Monday, March 27, 2006

Losing One's Head

Issue 14.04 - April 2006
WIRED magazine
Losing One's Head

It's a story as strange as anything PKD ever wrote - a body of work that includes the short stories behind the movies Blade Runner, Total Recall, and A Scanner Darkly. It involves, naturally, a robot, a group of confused humans, and a series of misunderstandings. The head was built by David Hanson, founder of Hanson Robotics. The self-described sculptor-roboticist, who has a degree from the Rhode Island School of Design and did some undergrad work in AI, specializes in creating amazingly realistic robot faces sheathed in a rubbery polymer he calls f'rubber. The bots have a wide range of facial expressions driven by dozens of tiny servomotors. They make eye contact with passersby through motion-tracking machine vision and can engage in complex conversations via AI speech software. They even recognize familiar faces.

It was PKD - the author - who drew Hanson to robotics in the first place. "Reading books like Valis motivated me to build robots that would help save humans from their own destructive tendencies," he says.

The creator of several robots, including the Albert Einstein head for the bot that appeared on the cover of Wired in January, Hanson spent $25,000 of his own money building his hero.

Hanson and software developer Andrew Olney studied the author's life and used his novels - particularly We Can Build You - as a blueprint for applying PKD's personality to the robot. The head won first place in a competition sponsored by the American Association for Artificial Intelligence, and the Smithsonian was planning to exhibit it this fall.

Until December, that is, when Google invited Hanson and Olney to demo the PKD head at company headquarters in Silicon Valley. Hanson had been traveling for weeks, making two trips to Asia and pulling 15 all-nighters in 40 days. "I got on the plane in Dallas at 5 in the morning, after getting maybe 45 minutes of sleep the night before," he recalls. "I stuck the bag containing the robot head in the overhead bin and fell asleep. I didn't even know we were changing planes in Las Vegas. The flight attendant woke me up, and I walked off the plane in a fog - with the robot head still in the overhead bin."

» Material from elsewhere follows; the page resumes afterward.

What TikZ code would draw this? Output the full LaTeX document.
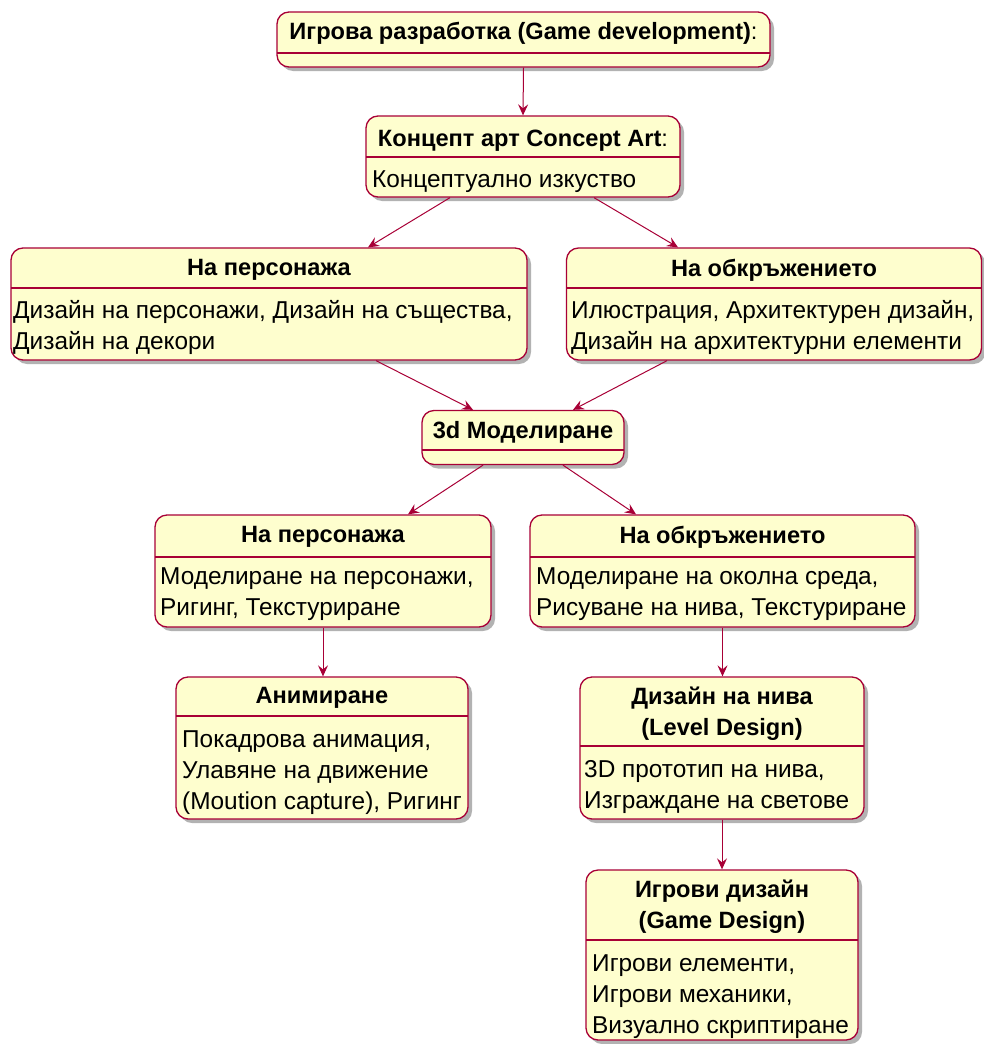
\documentclass[tikz,border=0pt]{standalone}
\usepackage{fontspec}
\setmainfont{Liberation Sans}
\usetikzlibrary{arrows.meta,shadows}
\definecolor{bg}{HTML}{FEFECE}
\definecolor{bdr}{HTML}{A80036}
\begin{document}
\begin{tikzpicture}[x=1pt,y=-1pt,
  font=\fontsize{24.4}{31}\selectfont,
  stbox/.style={draw=bdr, fill=bg, line width=1.3pt, rounded corners=12pt, inner sep=0pt,
     drop shadow={shadow xshift=4pt, shadow yshift=-4pt, opacity=0.3, fill=black}},
  ttl/.style={font=\fontsize{23.6}{31}\selectfont\bfseries, inner sep=0pt, align=center},
  bdy/.style={inner sep=0pt, align=left, anchor=west},
  sepl/.style={draw=bdr, line width=1.3pt},
  arr/.style={draw=bdr, line width=1pt, -{Stealth[length=11pt,width=10pt,inset=4pt]}}]
\useasboundingbox (0,0) rectangle (983,1044);

% top
\node[stbox, minimum width=493pt, minimum height=55pt] (top) at (523.5,39.5) {};
\draw[sepl] (277,53) -- (770,53);
\node[ttl] (topt) at (523.5,33) {Игрова разработка (Game development)\mdseries:};

% concept
\node[stbox, minimum width=314pt, minimum height=81pt] (con) at (523,156.5) {};
\draw[sepl] (366,157) -- (680,157);
\node[ttl] (cont) at (523,141) {Концепт арт Concept Art\mdseries:};
\node[bdy] (conb) at (372,182) {Концептуално изкуство};

% left persona
\node[stbox, minimum width=516pt, minimum height=112pt] (lp) at (269,304) {};
\draw[sepl] (11,288) -- (527,288);
\node[ttl] (lpt) at (269,270) {На персонажа};
\node[bdy] (lpb) at (13,327) {Дизайн на персонажи, Дизайн на същества,\\Дизайн на декори};

% right env
\node[stbox, minimum width=415pt, minimum height=112pt] (rp) at (774,304) {};
\draw[sepl] (566.5,288) -- (981.5,288);
\node[ttl] (rpt) at (774,270) {На обкръжението};
\node[bdy] (rpb) at (571,327) {Илюстрация, Архитектурен дизайн,\\Дизайн на архитектурни елементи};

% 3d
\node[stbox, minimum width=202pt, minimum height=54pt] (m3) at (523,437.5) {};
\draw[sepl] (422,450) -- (624,450);
\node[ttl] (m3t) at (523,432) {3d Моделиране};

% left model
\node[stbox, minimum width=336pt, minimum height=112pt] (lm) at (323,571) {};
\draw[sepl] (155,557) -- (491,557);
\node[ttl] (lmt) at (323,537) {На персонажа};
\node[bdy] (lmb) at (160,594) {Моделиране на персонажи,\\Ригинг, Текстуриране};

% right model
\node[stbox, minimum width=385pt, minimum height=112pt] (rm) at (722.5,571) {};
\draw[sepl] (530,557) -- (915,557);
\node[ttl] (rmt) at (722.5,537) {На обкръжението};
\node[bdy] (rmb) at (536,594) {Моделиране на околна среда,\\Рисуване на нива, Текстуриране};

% animation
\node[stbox, minimum width=292pt, minimum height=142pt] (an) at (322,748) {};
\draw[sepl] (176,716) -- (468,716);
\node[ttl] (ant) at (322,698) {Анимиране};
\node[bdy] (anb) at (182,772.5) {Покадрова анимация,\\Улавяне на движение\\(Moution capture), Ригинг};

% level design
\node[stbox, minimum width=284pt, minimum height=142pt] (lv) at (722,748) {};
\draw[sepl] (580,746) -- (864,746);
\node[ttl] (lvt) at (722,714) {Дизайн на нива\\(Level Design)};
\node[bdy] (lvb) at (584,787) {3D прототип на нива,\\Изграждане на светове};

% game design
\node[stbox, minimum width=272pt, minimum height=170pt] (gd) at (722,955) {};
\draw[sepl] (586,940) -- (858,940);
\node[ttl] (gdt) at (722,907) {Игрови дизайн\\(Game Design)};
\node[bdy] (gdb) at (592,996.5) {Игрови елементи,\\Игрови механики,\\Визуално скриптиране};

% connectors
\draw[arr] (top.south) -- (con.north);
\draw[arr] ([xshift=-73pt]con.south) -- ([xshift=99pt]lp.north);
\draw[arr] ([xshift=71pt]con.south) -- ([xshift=-96pt]rp.north);
\draw[arr] ([xshift=107pt]lp.south) -- ([xshift=-50pt]m3.north);
\draw[arr] ([xshift=-107pt]rp.south) -- ([xshift=50pt]m3.north);
\draw[arr] ([xshift=-40pt]m3.south) -- ([xshift=85pt]lm.north);
\draw[arr] ([xshift=40pt]m3.south) -- ([xshift=-86.5pt]rm.north);
\draw[arr] (lm.south) -- (lm.south |- an.north);
\draw[arr] (rm.south) -- (rm.south |- lv.north);
\draw[arr] (lv.south) -- (gd.north);
\end{tikzpicture}
\end{document}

When Hanson arrived at the San Francisco airport, he finally realized he had left his bot behind. Hanson was determined not to lose his head, having already lost Philip K. Dick's. "I thought, 'OK, OK, everything's going to be cool; they're going to find this bag,'" he says. "There's no mistaking this bag - it's got a robot head in it. When you open it, it's just wires and flesh and a bearded dude's face."

On the ground, Hanson says, America West officials told him that the plane carrying PKD was en route to Orange County; the crew would look for his robot when it landed. They said PKD had turned up at the Las Vegas airport after all. It was packed in a secure box and would be put on the next flight to SFO. The flight landed safely, but the head didn't. Somewhere over the Sierra Nevada, it had vanished.

America West officials say they've looked everywhere and that the search continues. If the head doesn't reappear, they told Hanson, they may consider a "happy ending" scenario, like sponsoring a new bot. In the meantime, the head could be resting on a warehouse shelf at an Alabama salvage company that buys items unclaimed after 30 days. Hanson suspects the head was either stolen by an unscrupulous baggage handler or fell victim to an overzealous security guard who called in a bomb squad. "That would be a really strange ending," Hanson says, "if the head of a Philip K. Dick robot wound up being exploded by another robot."